The “Daubert standard” empowers a judge to determine whether expert testimony on ballistics tests or other evidence can be presented to a jury. The judge must decide whether the evidence is “relevant to the task at hand” and rests “on a reliable foundation.”

If the evidence is based on science, such as the ballistics tests, it must be derived from sound “scientific methodology,” the U.S. Supreme Court said in 1993.

The more stringent legal test adopted by the Maryland Supreme Court this week relies on 10 factors to assess expert testimony. They include potential error rates of forensic tests and whether the technique has been reviewed by scientific peers who agree it is reliable.

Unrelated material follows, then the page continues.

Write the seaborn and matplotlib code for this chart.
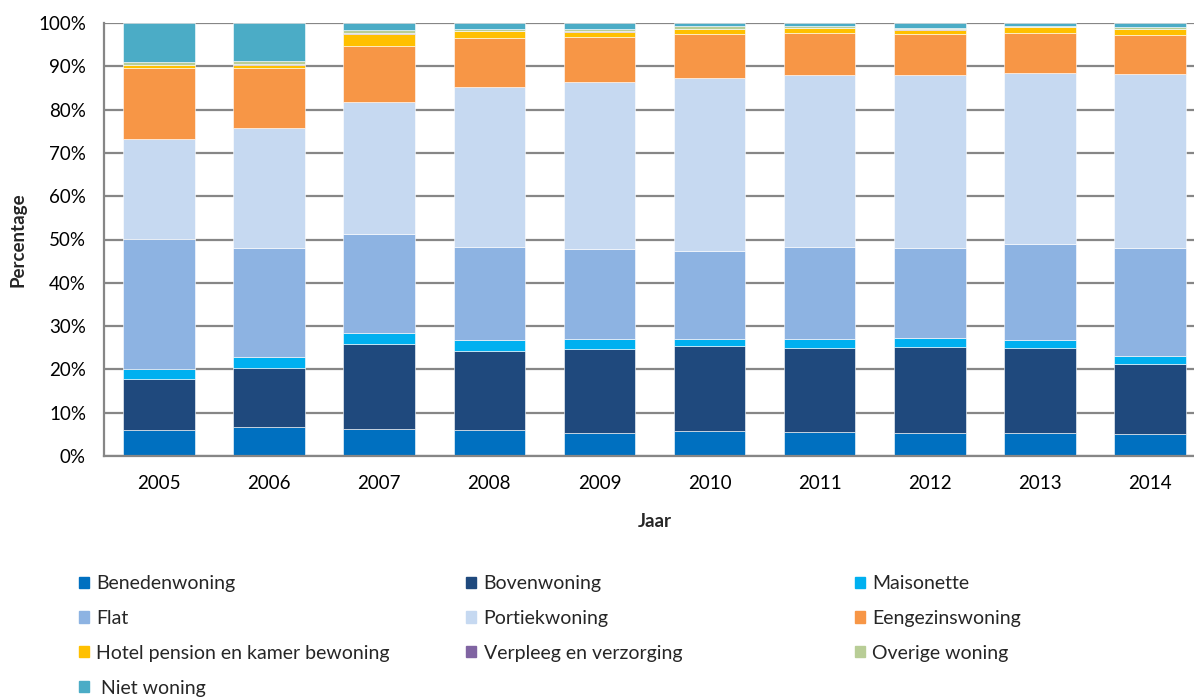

Unclear in the ruling is its effect on prior criminal convictions where ballistics tests were key evidence.

“It is too soon to know whether the decision will be applied to cases that have already gone through the appellate process,” Melissa Rothstein, spokesperson for the Maryland Office of the Public Defender, told The Well News. “However, it is terrible to think that a conviction could be allowed to stand where there would have been no conviction but for the state’s use of unreliable evidence.”

She said she hopes the ruling will set precedent that causes courts to rethink other forms of scientific evidence.

“Countless individuals have been convicted on the basis of quasi-scientific evidence,” Rothstein said. “The Maryland Supreme Court’s opinion is a step in the right direction and we look forward to this type of in-depth analysis for other forensic disciplines, even those that have long been considered settled.” 

A high-profile case that relied on ballistic evidence was the prosecution of the 2002 D.C. snipers, John Muhammad and Lee Malvo. Microscopic analysis of bullets and fragments that killed 17 people and wounded 10 linked them to a Bushmaster semi-auto assault rifle police found in Muhammad’s possession.

Since then, Muhammad has been executed and Malvo is serving a life sentence.